The encouraging signs: Olson ranked among MLB leaders in hard-hit rate and exit velocity before Sunday, when he scorched a line-out to deep center at 106.6 mph. He hasn’t had much luck but did on a game-tying broken-bat single.

Riley went hitless on three balls hit at over 100 mph Saturday, and Sunday had two hits and an eighth-inning fly to the left field track at 101 mph, which advanced a runner from second to third before Olson’s RBI single.

“Hopefully the last couple of days, getting some barrels on some balls, we’re trending in the right direction,” Riley said.

Extra-innings beasts

The Braves’ depth both in their lineup and bullpen makes them formidable in extra innings, where they have a 4-1 record this season and are a majors-best 12-4 since the beginning of the 2023 season.

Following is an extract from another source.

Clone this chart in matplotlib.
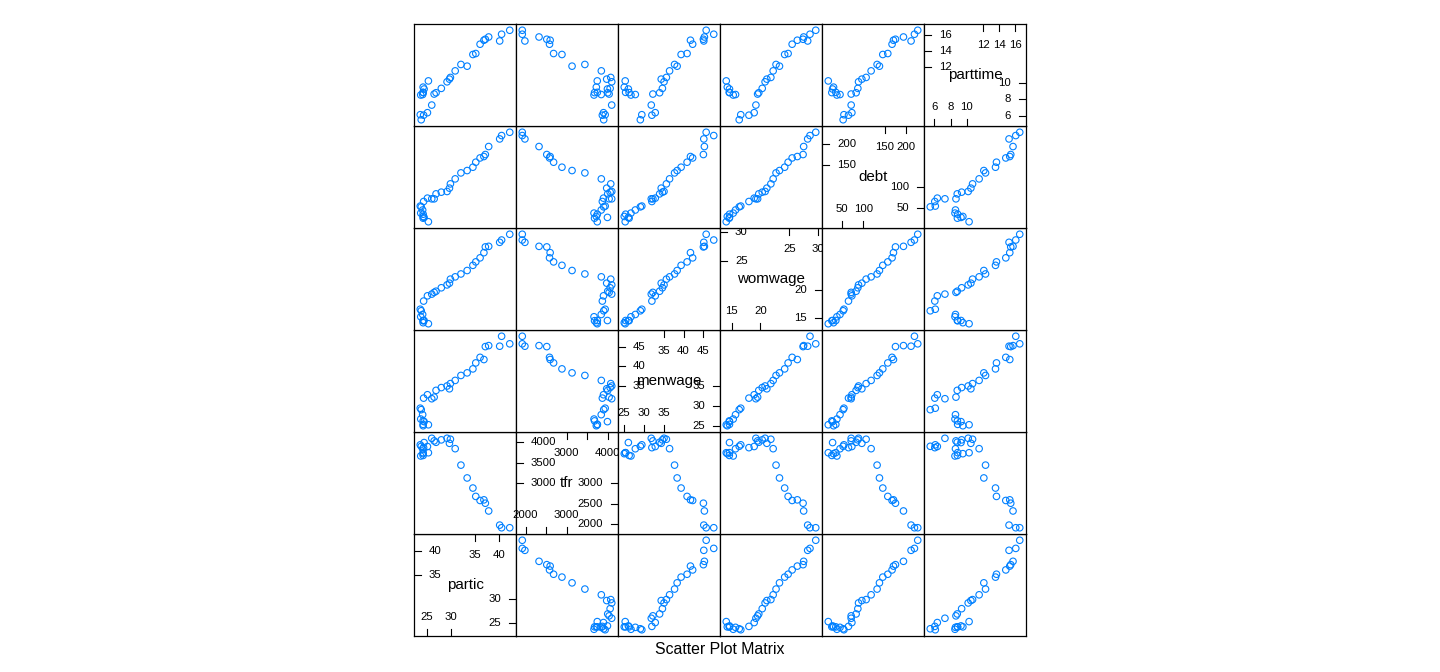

They can use one of their top setup men in the eighth inning and closer Raisel Iglesias in the ninth as they did Sunday and still have a closer-caliber reliever for the 10th from the likes of Joe Jiménez, Pierce Johnson or A.J. Minter. It was Minter who pitched a scoreless 10th on Sunday, picking up his fifth win while trimming his ERA to 1.32 in 14 appearances.

Meanwhile, there are so many good hitters throughout the lineup that there’s a strong chance they’ll get a ghost runner in from second in the first extra inning, especially since Atlanta’s .312 average with runners in scoring position ranks second in the majors. The Braves’ .823 OPS  in those spots led the NL in 2023.